TASK DETAILS: Transcribe all of the material below word for word and leave out its pictures.

■ ■ ■ ■ ■ ■ ■

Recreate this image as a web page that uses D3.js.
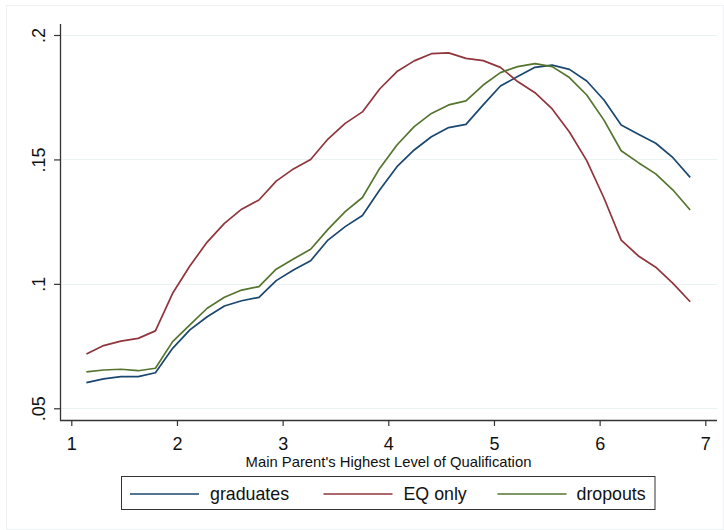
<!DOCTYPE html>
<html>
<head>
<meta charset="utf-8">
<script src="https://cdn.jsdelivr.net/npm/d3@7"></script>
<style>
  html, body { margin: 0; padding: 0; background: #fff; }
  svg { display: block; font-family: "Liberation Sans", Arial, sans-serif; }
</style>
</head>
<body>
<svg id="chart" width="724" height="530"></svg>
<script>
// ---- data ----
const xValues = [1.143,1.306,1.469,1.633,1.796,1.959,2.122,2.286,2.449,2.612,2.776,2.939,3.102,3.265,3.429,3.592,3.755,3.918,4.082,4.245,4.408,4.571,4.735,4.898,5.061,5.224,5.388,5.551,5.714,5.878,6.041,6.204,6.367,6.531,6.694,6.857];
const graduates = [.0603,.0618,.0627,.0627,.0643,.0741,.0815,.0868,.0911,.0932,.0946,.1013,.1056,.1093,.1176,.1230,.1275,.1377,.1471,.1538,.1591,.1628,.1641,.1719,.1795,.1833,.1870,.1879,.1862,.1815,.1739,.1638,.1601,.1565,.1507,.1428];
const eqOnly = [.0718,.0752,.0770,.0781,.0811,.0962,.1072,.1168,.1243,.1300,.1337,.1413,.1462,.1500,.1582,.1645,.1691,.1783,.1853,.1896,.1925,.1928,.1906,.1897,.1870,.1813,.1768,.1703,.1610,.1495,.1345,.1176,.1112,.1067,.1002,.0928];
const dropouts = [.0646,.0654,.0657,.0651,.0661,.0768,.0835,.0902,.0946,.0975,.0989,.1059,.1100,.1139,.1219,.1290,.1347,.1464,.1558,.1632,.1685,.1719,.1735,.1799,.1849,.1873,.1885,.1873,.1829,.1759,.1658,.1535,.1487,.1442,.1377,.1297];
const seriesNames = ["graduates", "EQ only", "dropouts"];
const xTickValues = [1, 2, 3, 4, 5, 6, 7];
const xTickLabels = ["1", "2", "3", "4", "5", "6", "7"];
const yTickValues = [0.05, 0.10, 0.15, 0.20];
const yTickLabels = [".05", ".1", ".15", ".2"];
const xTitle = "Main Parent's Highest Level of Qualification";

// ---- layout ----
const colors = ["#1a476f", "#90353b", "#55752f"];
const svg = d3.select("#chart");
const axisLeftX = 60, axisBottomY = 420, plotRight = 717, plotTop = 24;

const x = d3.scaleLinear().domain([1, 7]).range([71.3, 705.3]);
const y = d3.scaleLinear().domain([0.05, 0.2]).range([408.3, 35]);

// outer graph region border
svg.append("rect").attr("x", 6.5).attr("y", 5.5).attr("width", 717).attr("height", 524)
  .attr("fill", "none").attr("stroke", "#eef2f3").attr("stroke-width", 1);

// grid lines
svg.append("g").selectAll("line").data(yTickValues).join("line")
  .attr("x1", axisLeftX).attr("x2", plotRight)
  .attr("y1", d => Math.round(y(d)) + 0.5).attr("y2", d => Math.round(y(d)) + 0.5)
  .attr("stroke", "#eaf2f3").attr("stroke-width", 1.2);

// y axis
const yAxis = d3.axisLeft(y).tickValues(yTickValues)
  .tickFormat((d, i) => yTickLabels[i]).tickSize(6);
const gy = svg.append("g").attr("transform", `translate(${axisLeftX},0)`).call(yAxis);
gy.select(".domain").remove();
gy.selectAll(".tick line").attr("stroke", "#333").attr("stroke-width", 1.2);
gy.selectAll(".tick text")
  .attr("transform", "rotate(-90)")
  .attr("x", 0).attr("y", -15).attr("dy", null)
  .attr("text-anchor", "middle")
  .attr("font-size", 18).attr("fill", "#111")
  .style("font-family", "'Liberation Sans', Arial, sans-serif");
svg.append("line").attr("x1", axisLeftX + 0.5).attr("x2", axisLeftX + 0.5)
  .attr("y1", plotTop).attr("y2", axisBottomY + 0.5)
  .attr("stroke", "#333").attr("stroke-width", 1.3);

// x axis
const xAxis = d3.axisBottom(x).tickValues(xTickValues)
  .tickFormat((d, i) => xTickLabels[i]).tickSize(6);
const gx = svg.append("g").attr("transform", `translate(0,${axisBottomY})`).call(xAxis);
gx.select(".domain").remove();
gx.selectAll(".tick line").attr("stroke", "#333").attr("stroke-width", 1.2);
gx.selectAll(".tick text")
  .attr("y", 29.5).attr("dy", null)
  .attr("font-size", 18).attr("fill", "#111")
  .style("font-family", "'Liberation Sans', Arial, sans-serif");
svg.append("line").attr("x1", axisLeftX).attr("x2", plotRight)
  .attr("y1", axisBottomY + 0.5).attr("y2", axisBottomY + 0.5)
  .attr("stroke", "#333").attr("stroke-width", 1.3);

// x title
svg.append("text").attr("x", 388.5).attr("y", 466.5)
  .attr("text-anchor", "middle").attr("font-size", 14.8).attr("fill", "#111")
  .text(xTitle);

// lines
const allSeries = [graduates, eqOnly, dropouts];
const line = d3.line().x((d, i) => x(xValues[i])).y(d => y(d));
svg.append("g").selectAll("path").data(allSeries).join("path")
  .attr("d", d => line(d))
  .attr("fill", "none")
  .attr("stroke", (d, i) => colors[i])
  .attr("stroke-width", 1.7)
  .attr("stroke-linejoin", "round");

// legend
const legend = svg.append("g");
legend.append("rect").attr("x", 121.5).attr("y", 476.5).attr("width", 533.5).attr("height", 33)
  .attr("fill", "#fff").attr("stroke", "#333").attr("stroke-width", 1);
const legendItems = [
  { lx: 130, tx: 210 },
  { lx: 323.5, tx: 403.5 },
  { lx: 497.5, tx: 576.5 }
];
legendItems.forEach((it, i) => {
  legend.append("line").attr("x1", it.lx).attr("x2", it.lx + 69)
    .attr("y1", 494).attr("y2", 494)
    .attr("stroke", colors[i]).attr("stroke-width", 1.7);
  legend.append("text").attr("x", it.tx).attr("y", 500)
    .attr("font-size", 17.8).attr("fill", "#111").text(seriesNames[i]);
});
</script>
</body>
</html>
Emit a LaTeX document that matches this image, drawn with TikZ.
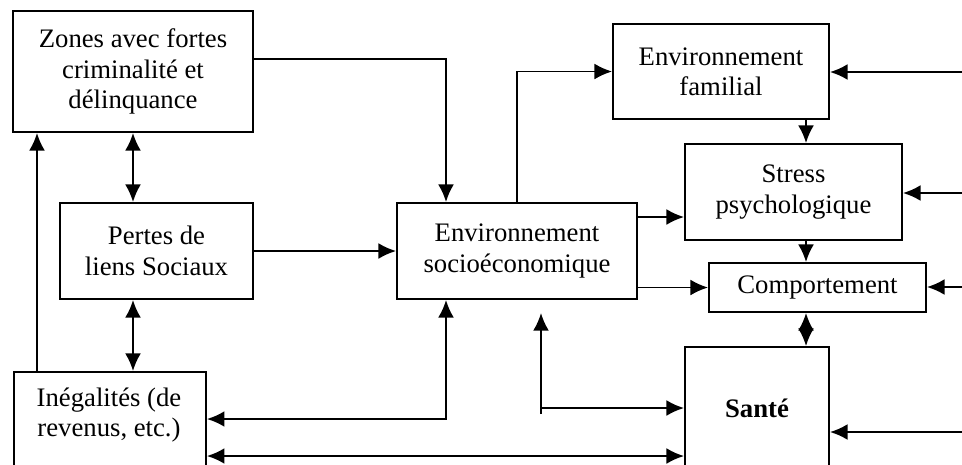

■ ■ ■ ■ ■ ■ ■

ANSWER:
Recreate this image as a web page that uses D3.js.
<!DOCTYPE html>
<html>
<head>
<meta charset="utf-8">
<script src="https://cdn.jsdelivr.net/npm/d3@7"></script>
<style>
  html, body { margin: 0; padding: 0; background: #fff; }
  svg { display: block; font-family: "Liberation Sans", Arial, sans-serif; }
</style>
</head>
<body>
<svg id="chart" width="724" height="530"></svg>
<script>
// ---- data ----
const xValues = [1.143,1.306,1.469,1.633,1.796,1.959,2.122,2.286,2.449,2.612,2.776,2.939,3.102,3.265,3.429,3.592,3.755,3.918,4.082,4.245,4.408,4.571,4.735,4.898,5.061,5.224,5.388,5.551,5.714,5.878,6.041,6.204,6.367,6.531,6.694,6.857];
const graduates = [.0603,.0618,.0627,.0627,.0643,.0741,.0815,.0868,.0911,.0932,.0946,.1013,.1056,.1093,.1176,.1230,.1275,.1377,.1471,.1538,.1591,.1628,.1641,.1719,.1795,.1833,.1870,.1879,.1862,.1815,.1739,.1638,.1601,.1565,.1507,.1428];
const eqOnly = [.0718,.0752,.0770,.0781,.0811,.0962,.1072,.1168,.1243,.1300,.1337,.1413,.1462,.1500,.1582,.1645,.1691,.1783,.1853,.1896,.1925,.1928,.1906,.1897,.1870,.1813,.1768,.1703,.1610,.1495,.1345,.1176,.1112,.1067,.1002,.0928];
const dropouts = [.0646,.0654,.0657,.0651,.0661,.0768,.0835,.0902,.0946,.0975,.0989,.1059,.1100,.1139,.1219,.1290,.1347,.1464,.1558,.1632,.1685,.1719,.1735,.1799,.1849,.1873,.1885,.1873,.1829,.1759,.1658,.1535,.1487,.1442,.1377,.1297];
const seriesNames = ["graduates", "EQ only", "dropouts"];
const xTickValues = [1, 2, 3, 4, 5, 6, 7];
const xTickLabels = ["1", "2", "3", "4", "5", "6", "7"];
const yTickValues = [0.05, 0.10, 0.15, 0.20];
const yTickLabels = [".05", ".1", ".15", ".2"];
const xTitle = "Main Parent's Highest Level of Qualification";

// ---- layout ----
const colors = ["#1a476f", "#90353b", "#55752f"];
const svg = d3.select("#chart");
const axisLeftX = 60, axisBottomY = 420, plotRight = 717, plotTop = 24;

const x = d3.scaleLinear().domain([1, 7]).range([71.3, 705.3]);
const y = d3.scaleLinear().domain([0.05, 0.2]).range([408.3, 35]);

// outer graph region border
svg.append("rect").attr("x", 6.5).attr("y", 5.5).attr("width", 717).attr("height", 524)
  .attr("fill", "none").attr("stroke", "#eef2f3").attr("stroke-width", 1);

// grid lines
svg.append("g").selectAll("line").data(yTickValues).join("line")
  .attr("x1", axisLeftX).attr("x2", plotRight)
  .attr("y1", d => Math.round(y(d)) + 0.5).attr("y2", d => Math.round(y(d)) + 0.5)
  .attr("stroke", "#eaf2f3").attr("stroke-width", 1.2);

// y axis
const yAxis = d3.axisLeft(y).tickValues(yTickValues)
  .tickFormat((d, i) => yTickLabels[i]).tickSize(6);
const gy = svg.append("g").attr("transform", `translate(${axisLeftX},0)`).call(yAxis);
gy.select(".domain").remove();
gy.selectAll(".tick line").attr("stroke", "#333").attr("stroke-width", 1.2);
gy.selectAll(".tick text")
  .attr("transform", "rotate(-90)")
  .attr("x", 0).attr("y", -15).attr("dy", null)
  .attr("text-anchor", "middle")
  .attr("font-size", 18).attr("fill", "#111")
  .style("font-family", "'Liberation Sans', Arial, sans-serif");
svg.append("line").attr("x1", axisLeftX + 0.5).attr("x2", axisLeftX + 0.5)
  .attr("y1", plotTop).attr("y2", axisBottomY + 0.5)
  .attr("stroke", "#333").attr("stroke-width", 1.3);

// x axis
const xAxis = d3.axisBottom(x).tickValues(xTickValues)
  .tickFormat((d, i) => xTickLabels[i]).tickSize(6);
const gx = svg.append("g").attr("transform", `translate(0,${axisBottomY})`).call(xAxis);
gx.select(".domain").remove();
gx.selectAll(".tick line").attr("stroke", "#333").attr("stroke-width", 1.2);
gx.selectAll(".tick text")
  .attr("y", 29.5).attr("dy", null)
  .attr("font-size", 18).attr("fill", "#111")
  .style("font-family", "'Liberation Sans', Arial, sans-serif");
svg.append("line").attr("x1", axisLeftX).attr("x2", plotRight)
  .attr("y1", axisBottomY + 0.5).attr("y2", axisBottomY + 0.5)
  .attr("stroke", "#333").attr("stroke-width", 1.3);

// x title
svg.append("text").attr("x", 388.5).attr("y", 466.5)
  .attr("text-anchor", "middle").attr("font-size", 14.8).attr("fill", "#111")
  .text(xTitle);

// lines
const allSeries = [graduates, eqOnly, dropouts];
const line = d3.line().x((d, i) => x(xValues[i])).y(d => y(d));
svg.append("g").selectAll("path").data(allSeries).join("path")
  .attr("d", d => line(d))
  .attr("fill", "none")
  .attr("stroke", (d, i) => colors[i])
  .attr("stroke-width", 1.7)
  .attr("stroke-linejoin", "round");

// legend
const legend = svg.append("g");
legend.append("rect").attr("x", 121.5).attr("y", 476.5).attr("width", 533.5).attr("height", 33)
  .attr("fill", "#fff").attr("stroke", "#333").attr("stroke-width", 1);
const legendItems = [
  { lx: 130, tx: 210 },
  { lx: 323.5, tx: 403.5 },
  { lx: 497.5, tx: 576.5 }
];
legendItems.forEach((it, i) => {
  legend.append("line").attr("x1", it.lx).attr("x2", it.lx + 69)
    .attr("y1", 494).attr("y2", 494)
    .attr("stroke", colors[i]).attr("stroke-width", 1.7);
  legend.append("text").attr("x", it.tx).attr("y", 500)
    .attr("font-size", 17.8).attr("fill", "#111").text(seriesNames[i]);
});
</script>
</body>
</html>
Emit a LaTeX document that matches this image, drawn with TikZ.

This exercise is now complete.